Consultant Jason Stoddard of HMMH (Harris Miller Miller & Hanson) presented a narrowed summary of a repositioning analysis using PDK flight-track data from the NAM monitoring system. He said the study defined a reposition flight as a four-leg sequence (an inbound leg from a local airport to PDK, a round trip outside the local area, then a return leg) and that HMMH conservatively modeled Sky Harbor housing up to 16 aircraft (8 hangars with two aircraft each) with an assumption that approximately 50% would be repositioning aircraft. Under that assumption the consultant reported a modeled reduction of about 921 reposition flights; using the FAA's Aviation Environmental Design Tool (AEDT) they estimated an approximate 3 dB decrease in DNL (day-night average sound level) in the modeled scenario and approximately a 50% reduction in associated emissions.
Commissioners pressed for context on what a 3 dB DNL reduction means in practice; the consultant said DNL is a 24-hour averaged metric with an extra penalty applied to noise events between 10 p.m. and 6 a.m., and that a 3 dB reduction is noticeable though the presenter did not provide an exact baseline dB figure in the committee presentation. Commissioners also asked whether contract terms could require newer, lower-emission aircraft or other tenancy conditions; administration said those are negotiable items for contract discussions and that staff had not yet started contract negotiations.
Commissioners asked for additional materials in advance of the full-board hearing, including a draft statement of work or contract highlights, GIS maps showing noise contours so residents can see proximity to modeled noise, and explicit community-benefit commitments (noise mitigation funding, sustainability measures such as electric ground-support equipment and sustainable fuel targets).
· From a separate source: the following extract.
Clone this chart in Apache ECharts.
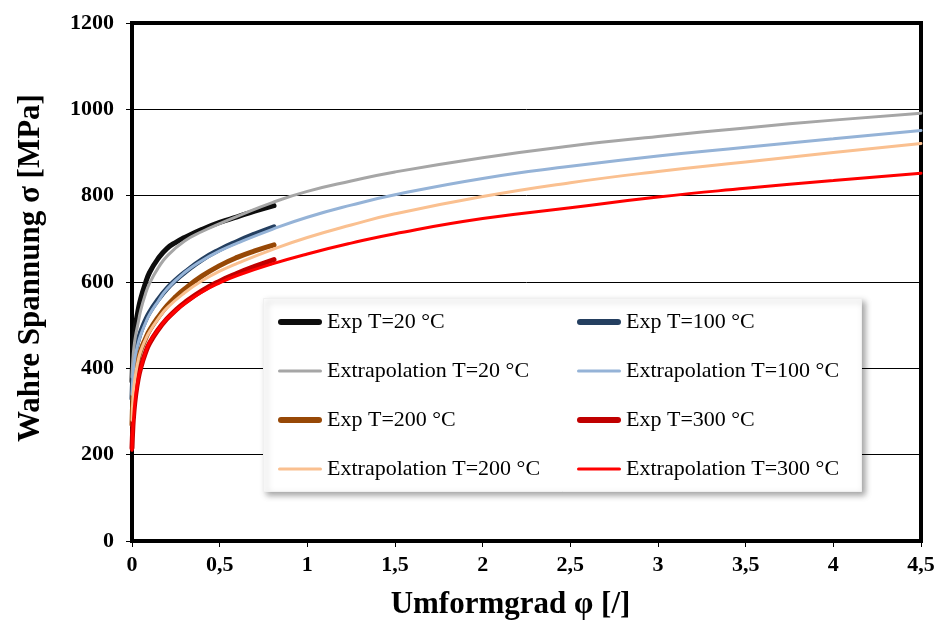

Administration indicated it could provide a general statement of work before the Nov. 18 meeting and recommended holding a town-hall prior to the vote to present details to the public.
The committee approved a motion to advance the item out of committee for final hearing/vote at the Nov. 18 Board of Commissioners meeting. The transcript records the committee asking staff to return with contract particulars and community-benefit language prior to full-board consideration.